O Retorno



Nunca tinha lido a Dulce Maria Cardoso. Li agora O Retorno, que não hesito em classificar como um romance admirável, eventualmente, um dos melhores livros escritos em Portugal este século. Uma obra que aborda magistralmente a descolonização, esse momento traumático que só há poucos anos começou a ser tratado pela literatura, pela arte e pela própria historiografia portuguesas.

Rui, o narrador, um jovem adolescente nascido em Angola, é obrigado a transferir-se com a família para Portugal -"metrópole", que pouco mais era do que um espaço imaginado, mítico, onde havia cerejas.

Cerejas grandes e luzidias, que as raparigas põem nas orelhas, a fazer de brincos. Raparigas bonitas como só as da metrópole podem ser.

Instala-se, com a mãe e a irmã, num hotel lotado por famílias como a sua. Instala-se numa "metrópole" que afinal é um sítio pequeno, pobre, atrasado

Portugal não é um país pequeno, é um império do Minho a Timor. A metrópole não pode ser como hoje a vimos no caminho que o táxi fez, ninguém nos ia obrigar a cantar hinos aos sábados de manhã se a metrópole fosse tão acanhada e suja, com ruas tão estreitas onde parece que nem cabemos.(...) Não, a metrópole não pode ser como hoje a vimos.

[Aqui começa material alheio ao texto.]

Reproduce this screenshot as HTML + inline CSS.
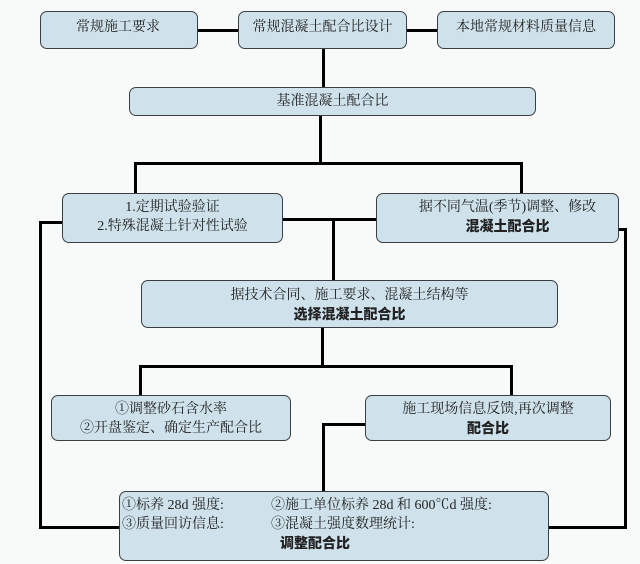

A prova de que Portugal não é um país pequeno está no mapa que mostrava quanto o império apanhava da Europa, um império tão grande como daqui até à Russia não pode ter uma metrópole com ruas onde mal cabe um carro, não pode ter pessoas tristes e feias, nem velhos desdentados nas janelas, tão sem serventia que nem para a morte têm interesse.


Num país que é afinal desconhecido e que também desconhecia quem chegava, temendo o novo, marginalizando os seus que se haviam feito ao mar e que agora, quais náufragos de um império que afundara, regressavam agarrados ao pouco que sobrara. Náufragos de império que terminava encerrado em contentores fechados, guardados no mesmo porto onde tudo começara.

Em O Retorno, Dulce Maria Cardoso mostra os tempos da perda, da revolta, da decepção, da resignação e do renascer da esperança que começou a ser materializado através da diluição dos retornados na sociedade portuguesa.

Mostra o quão desconhecido era Portugal para os próprios portugueses que viviam no ultramar, da mesma forma que as colónias não eram mais do que territórios míticos para quem aqui ficara.

Mesmo na hora solar da nossa afirmação histórica, essa grandeza era, concretamente, uma ficção. Nós éramos grandes (...), mas éramos grandes longe, fora de nós, no Oriente de sonho ou num Ocidente impensado ainda

escreveu Eduardo Lourenço, explicando assim as consequências do fim do império para o imaginário português. Hoje, ainda procuramos perceber quem somos, quarenta anos após o 25 de Abril. A literatura poderá dar o seu contributo para a definição de um imaginário colectivo, libertando fantasmas há muito encerrados.